TASK REQUIREMENTS> With the images removed, repeat the data below exactly.

RECORD LIST>
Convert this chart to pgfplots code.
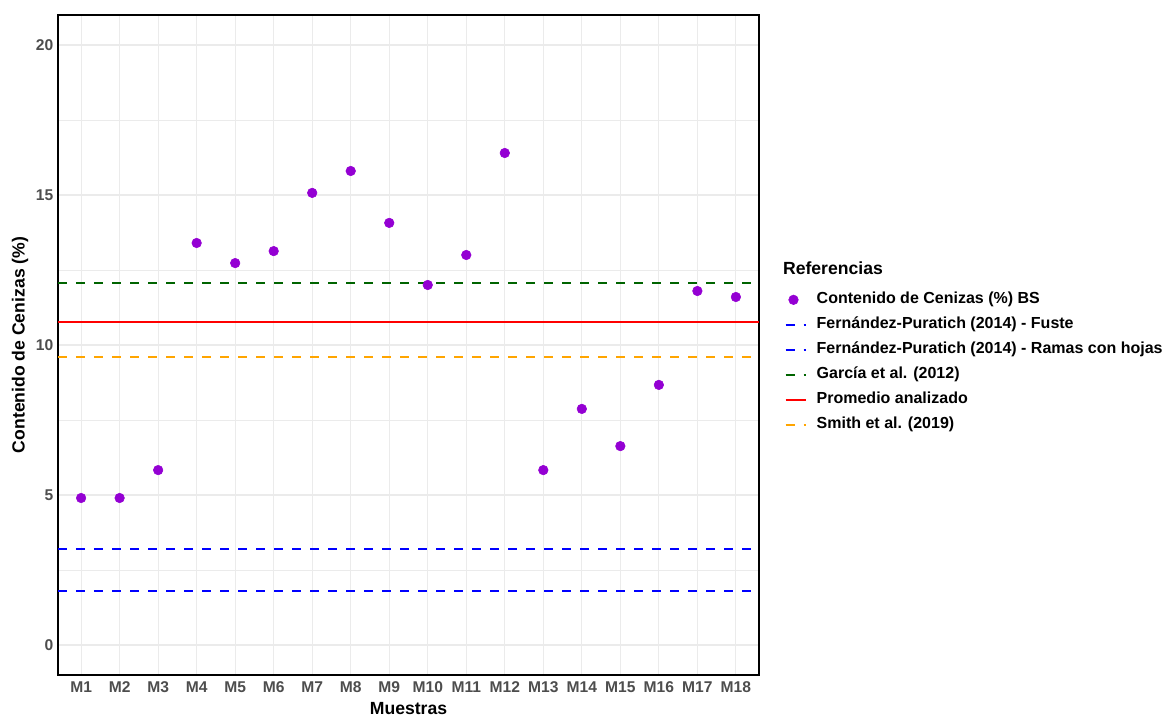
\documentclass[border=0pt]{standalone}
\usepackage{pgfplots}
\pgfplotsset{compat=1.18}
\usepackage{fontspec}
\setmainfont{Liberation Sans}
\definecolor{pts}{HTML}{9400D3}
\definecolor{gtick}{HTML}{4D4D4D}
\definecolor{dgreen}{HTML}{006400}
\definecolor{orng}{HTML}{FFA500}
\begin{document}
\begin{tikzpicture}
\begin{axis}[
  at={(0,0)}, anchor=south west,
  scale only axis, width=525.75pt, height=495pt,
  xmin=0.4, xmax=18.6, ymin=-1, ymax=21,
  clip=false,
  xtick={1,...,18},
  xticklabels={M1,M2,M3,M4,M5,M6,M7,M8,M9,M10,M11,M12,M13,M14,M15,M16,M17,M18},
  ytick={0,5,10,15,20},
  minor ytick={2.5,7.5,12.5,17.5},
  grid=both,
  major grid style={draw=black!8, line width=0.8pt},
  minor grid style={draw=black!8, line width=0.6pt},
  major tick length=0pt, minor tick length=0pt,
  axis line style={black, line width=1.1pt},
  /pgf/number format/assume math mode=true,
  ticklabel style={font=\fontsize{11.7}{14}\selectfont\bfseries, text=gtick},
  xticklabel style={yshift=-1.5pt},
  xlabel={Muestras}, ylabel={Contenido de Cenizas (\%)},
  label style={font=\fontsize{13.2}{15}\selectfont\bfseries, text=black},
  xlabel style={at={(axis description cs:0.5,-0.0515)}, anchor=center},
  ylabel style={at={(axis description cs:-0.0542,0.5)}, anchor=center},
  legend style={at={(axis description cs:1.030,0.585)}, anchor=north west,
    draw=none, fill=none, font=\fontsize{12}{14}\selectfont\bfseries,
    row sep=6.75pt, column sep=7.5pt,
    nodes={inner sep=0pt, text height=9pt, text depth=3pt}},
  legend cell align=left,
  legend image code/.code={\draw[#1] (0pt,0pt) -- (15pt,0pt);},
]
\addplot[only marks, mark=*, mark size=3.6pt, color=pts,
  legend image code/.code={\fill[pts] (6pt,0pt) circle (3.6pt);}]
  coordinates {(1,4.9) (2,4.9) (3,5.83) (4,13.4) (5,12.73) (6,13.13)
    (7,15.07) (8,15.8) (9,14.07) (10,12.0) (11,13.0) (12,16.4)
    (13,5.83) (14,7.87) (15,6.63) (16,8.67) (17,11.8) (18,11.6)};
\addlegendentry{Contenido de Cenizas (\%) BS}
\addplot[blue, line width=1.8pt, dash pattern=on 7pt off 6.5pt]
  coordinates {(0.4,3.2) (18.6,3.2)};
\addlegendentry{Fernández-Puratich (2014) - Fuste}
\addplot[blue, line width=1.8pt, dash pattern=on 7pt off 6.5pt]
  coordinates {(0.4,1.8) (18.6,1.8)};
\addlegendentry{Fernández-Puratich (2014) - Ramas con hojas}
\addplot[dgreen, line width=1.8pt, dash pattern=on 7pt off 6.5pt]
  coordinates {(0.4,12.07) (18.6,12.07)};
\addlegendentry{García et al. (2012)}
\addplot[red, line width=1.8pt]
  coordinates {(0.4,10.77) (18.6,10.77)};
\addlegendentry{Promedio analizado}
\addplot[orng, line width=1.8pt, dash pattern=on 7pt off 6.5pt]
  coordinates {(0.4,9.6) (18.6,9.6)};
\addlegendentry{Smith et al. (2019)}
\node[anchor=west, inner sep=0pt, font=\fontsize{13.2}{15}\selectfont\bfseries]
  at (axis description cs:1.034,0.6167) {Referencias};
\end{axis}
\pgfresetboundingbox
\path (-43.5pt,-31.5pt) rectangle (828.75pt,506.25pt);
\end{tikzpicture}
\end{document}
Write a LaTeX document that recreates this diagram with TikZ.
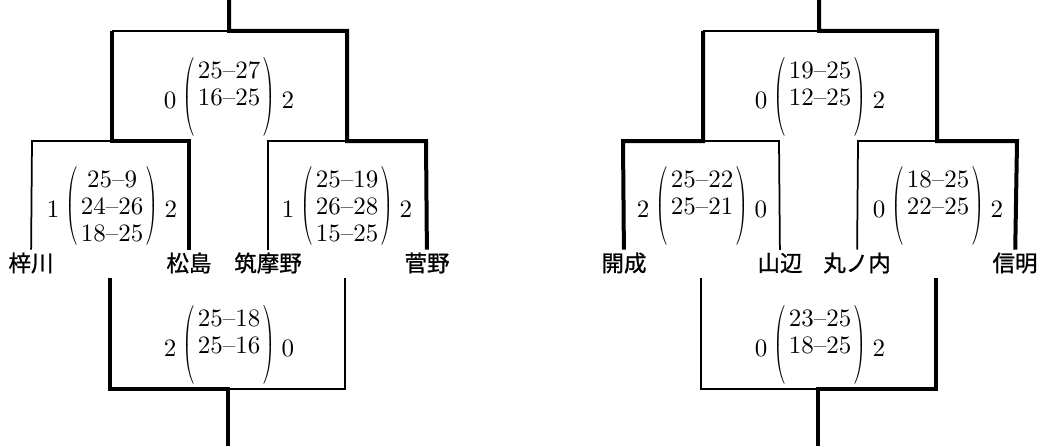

RESULT>
Convert this chart to pgfplots code.
\documentclass[border=0pt]{standalone}
\usepackage{pgfplots}
\pgfplotsset{compat=1.18}
\usepackage{fontspec}
\setmainfont{Liberation Sans}
\definecolor{pts}{HTML}{9400D3}
\definecolor{gtick}{HTML}{4D4D4D}
\definecolor{dgreen}{HTML}{006400}
\definecolor{orng}{HTML}{FFA500}
\begin{document}
\begin{tikzpicture}
\begin{axis}[
  at={(0,0)}, anchor=south west,
  scale only axis, width=525.75pt, height=495pt,
  xmin=0.4, xmax=18.6, ymin=-1, ymax=21,
  clip=false,
  xtick={1,...,18},
  xticklabels={M1,M2,M3,M4,M5,M6,M7,M8,M9,M10,M11,M12,M13,M14,M15,M16,M17,M18},
  ytick={0,5,10,15,20},
  minor ytick={2.5,7.5,12.5,17.5},
  grid=both,
  major grid style={draw=black!8, line width=0.8pt},
  minor grid style={draw=black!8, line width=0.6pt},
  major tick length=0pt, minor tick length=0pt,
  axis line style={black, line width=1.1pt},
  /pgf/number format/assume math mode=true,
  ticklabel style={font=\fontsize{11.7}{14}\selectfont\bfseries, text=gtick},
  xticklabel style={yshift=-1.5pt},
  xlabel={Muestras}, ylabel={Contenido de Cenizas (\%)},
  label style={font=\fontsize{13.2}{15}\selectfont\bfseries, text=black},
  xlabel style={at={(axis description cs:0.5,-0.0515)}, anchor=center},
  ylabel style={at={(axis description cs:-0.0542,0.5)}, anchor=center},
  legend style={at={(axis description cs:1.030,0.585)}, anchor=north west,
    draw=none, fill=none, font=\fontsize{12}{14}\selectfont\bfseries,
    row sep=6.75pt, column sep=7.5pt,
    nodes={inner sep=0pt, text height=9pt, text depth=3pt}},
  legend cell align=left,
  legend image code/.code={\draw[#1] (0pt,0pt) -- (15pt,0pt);},
]
\addplot[only marks, mark=*, mark size=3.6pt, color=pts,
  legend image code/.code={\fill[pts] (6pt,0pt) circle (3.6pt);}]
  coordinates {(1,4.9) (2,4.9) (3,5.83) (4,13.4) (5,12.73) (6,13.13)
    (7,15.07) (8,15.8) (9,14.07) (10,12.0) (11,13.0) (12,16.4)
    (13,5.83) (14,7.87) (15,6.63) (16,8.67) (17,11.8) (18,11.6)};
\addlegendentry{Contenido de Cenizas (\%) BS}
\addplot[blue, line width=1.8pt, dash pattern=on 7pt off 6.5pt]
  coordinates {(0.4,3.2) (18.6,3.2)};
\addlegendentry{Fernández-Puratich (2014) - Fuste}
\addplot[blue, line width=1.8pt, dash pattern=on 7pt off 6.5pt]
  coordinates {(0.4,1.8) (18.6,1.8)};
\addlegendentry{Fernández-Puratich (2014) - Ramas con hojas}
\addplot[dgreen, line width=1.8pt, dash pattern=on 7pt off 6.5pt]
  coordinates {(0.4,12.07) (18.6,12.07)};
\addlegendentry{García et al. (2012)}
\addplot[red, line width=1.8pt]
  coordinates {(0.4,10.77) (18.6,10.77)};
\addlegendentry{Promedio analizado}
\addplot[orng, line width=1.8pt, dash pattern=on 7pt off 6.5pt]
  coordinates {(0.4,9.6) (18.6,9.6)};
\addlegendentry{Smith et al. (2019)}
\node[anchor=west, inner sep=0pt, font=\fontsize{13.2}{15}\selectfont\bfseries]
  at (axis description cs:1.034,0.6167) {Referencias};
\end{axis}
\pgfresetboundingbox
\path (-43.5pt,-31.5pt) rectangle (828.75pt,506.25pt);
\end{tikzpicture}
\end{document}
Write a LaTeX document that recreates this diagram with TikZ.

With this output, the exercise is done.